* Q1 sales down 3.3 pct, like-for-like up 1.1 pct
* CEO: Sales in line with outlook despite “soft Christmas”
* Metro cash & carry pulls out of Egypt on political turmoil
* Like-for-like sales fall at Real supermarkets,Media/Saturn
* Shares down 0.8 pct vs 0.5 pct sector rise
By Emma Thomasson and Matthias Inverardi
BERLIN/DUESSELDORF, Jan 13 (Reuters) - German retailer Metro AG has reported a drop in sales in its fiscal first quarter, saying turnover in the key Christmas period had been soft and its headline numbers had been hit by negative currency effects.
Europe’s fourth-biggest retailer, which runs cash and carries, supermarkets, department stores and the region’s top consumer electronics chain, said sales had fallen 3.3 percent to 18.7 billion euros ($25.6 billion) in the three months through December.
Stripping out the impact of weaker currencies in eastern Europe and Asia, as well as the closure of supermarkets in eastern Europe and electronics stores in China, sales rose 1.1 percent, slowing from 1.8 percent in the previous quarter.
The main contributor to the like-for-like increase came from an improvement at the cash and carry business, which accounts for almost half group turnover, while sales fell at the Media-Saturn electronics stores and Real supermarkets due to tough competition from online and discounter rivals.
“Our new financial year got off to a solid start in spite of the still challenging economic backdrop; soft Christmas sales prevented a better development,” Chief Executive Olaf Koch said in a statement.
Koch said the sales development was still in line with the company’s guidance for “slight absolute sales growth” in its 2013/14 financial year. Metro reports full figures for the October to December period on Feb. 11.
“Metro’s first-quarter 13/14 numbers were broadly in line with our expectations and those of the market consensus,” said Citi analyst Pradeep Pratti.
“No update on guidance was provided for the full year which, if anything, should be interpreted as a slight positive.”
Metro shares, which trade in line with Europe’s biggest retailer Carrefour on 17 times forward earnings, were down 0.8 percent at 0813 GMT, underperforming a 0.5 percent rise in the European retail index.

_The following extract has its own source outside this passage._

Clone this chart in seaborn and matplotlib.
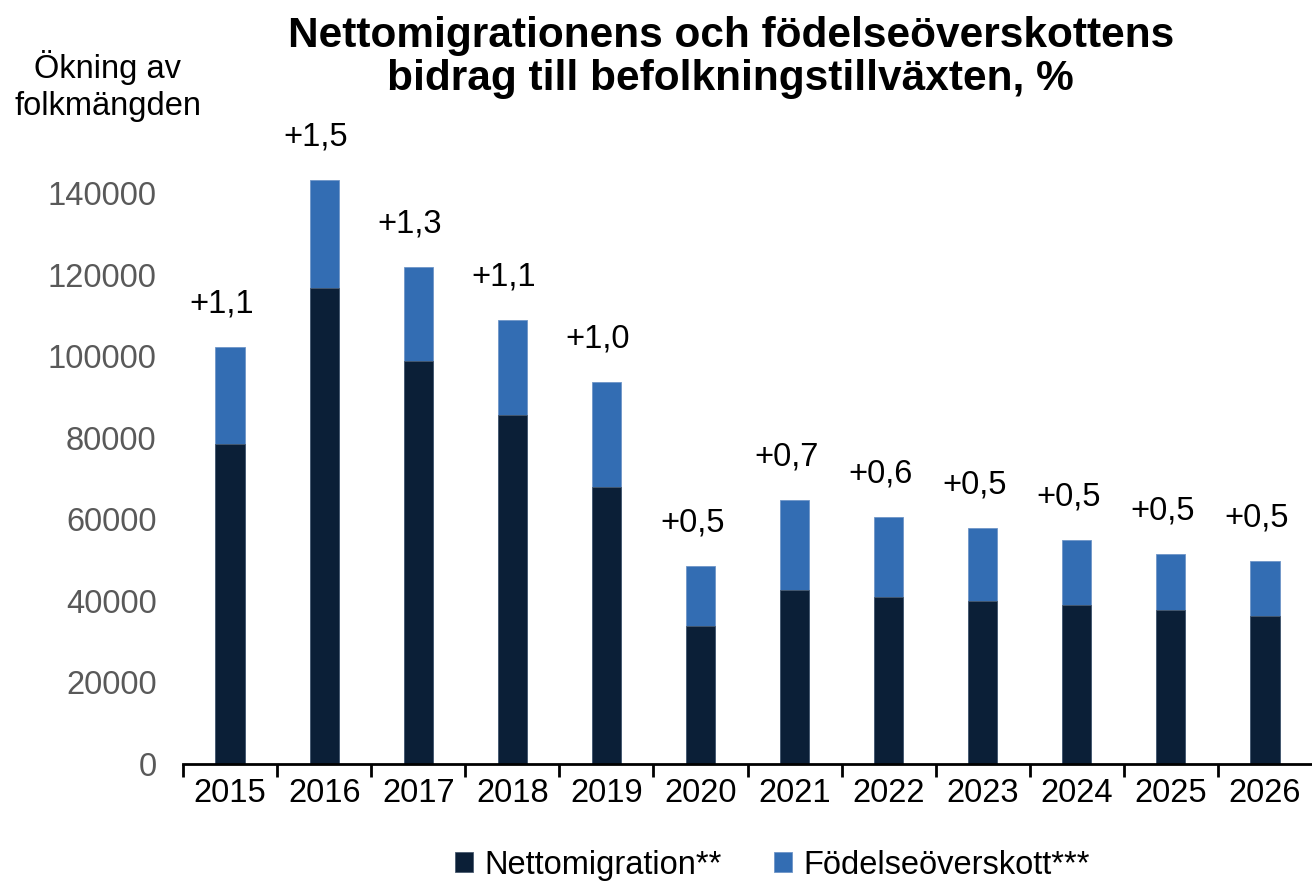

The sprawling group, which runs over 2,200 outlets in 32 countries but gets just over two thirds of sales from Germany and other western European countries, is trying to revive its fortunes by divesting non-core businesses, cutting prices at its cash and carries and revamping product ranges.
The cash and carry business reported like-for-like sales grew 0.9 percent to 8.5 billion euros as trading in Germany and the rest of western Europe improved against the 2012/13 year.
However, Metro said it had closed its two MAKRO cash and carry stores in Egypt, saying it saw no expansion opportunities in the country which has been hit by political turmoil.
Metro shares had jumped on Friday after a media report said family-owned conglomerate Haniel was considering pushing for a breakup of the group, in which it owns a little over 30 percent. But they reversed most of the gains after a spokesman for Haniel dismissed the report.
Metro has long stated its wish to sell off its Kaufhof department stores and Real hypermarkets divisions to focus on its cash and carry and consumer electronics stores, which it feels have better expansion prospects abroad.
Metro said German like-for-like sales at Real fell 2 percent due to tough competition from discounters and a high prior-year base, while they rose 0.8 percent at Kaufhof, but were still held back by mild winter weather dampening sales of clothes.
Metro’s Media-Saturn electronics chain, which has suffered from a late entry into e-commerce, saw like-for-like sales fall 1.2 percent, though online sales grew by more than 40 percent.